Cu–In compounds can be synthesized through physical and chemical methods, and one of the representative physical methods is a melt atomization technique that was reported by Norsworthy et al. [11] This method was used to obtain a solar cell conversion efficiency of 10.5% through paste-coating. However, this approach requires a high-temperature over 900 °C under a hydrogen atmosphere and produces large, non-uniform Cu–In metal powders.

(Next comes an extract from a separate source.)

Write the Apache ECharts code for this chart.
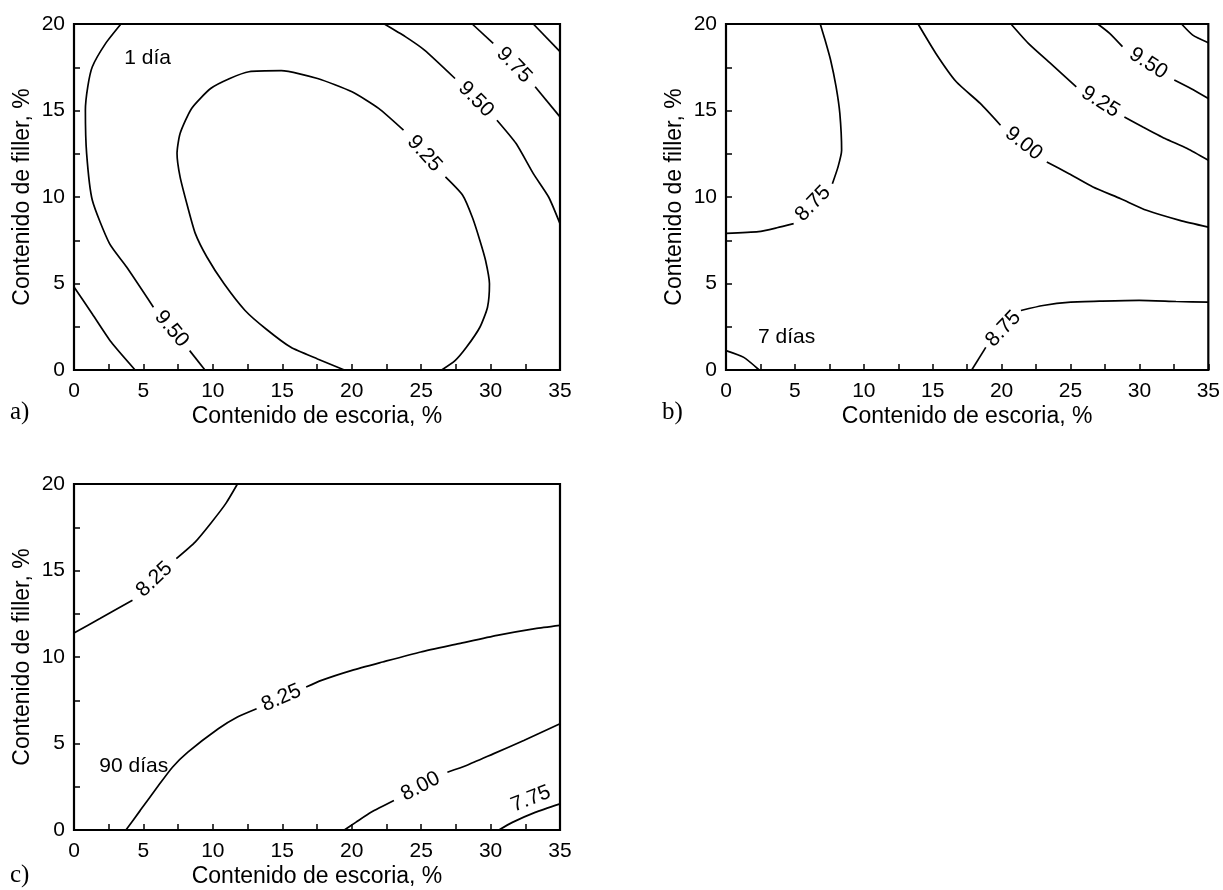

An alternative method for producing Cu–In nanoparticles is a chemical reduction that is the most common process for the synthesizing of homogeneous and nano-sized metallic powders with low-cost, fast and mild solution conditions. This chemical reduction requires the use of reducing agents and surfactants in order to protect the surfaces of the metal particles. While several reports have demonstrated the synthesis of copper and indium monometallic nanoparticles using chemical methods [12], [13], [14], [15], [16], [17], [18], [19], [20], no reports have described the low-cost synthesis of Cu–In bimetallic nanoparticles using the chemical reduction method for the growth of a CIS-type absorber layer for thin film solar cell applications. This work presented a systematic synthesis method for Cu–In intermetallic nanoparticles through the borohydride reduction in a solution at room temperature under an ambient pressure.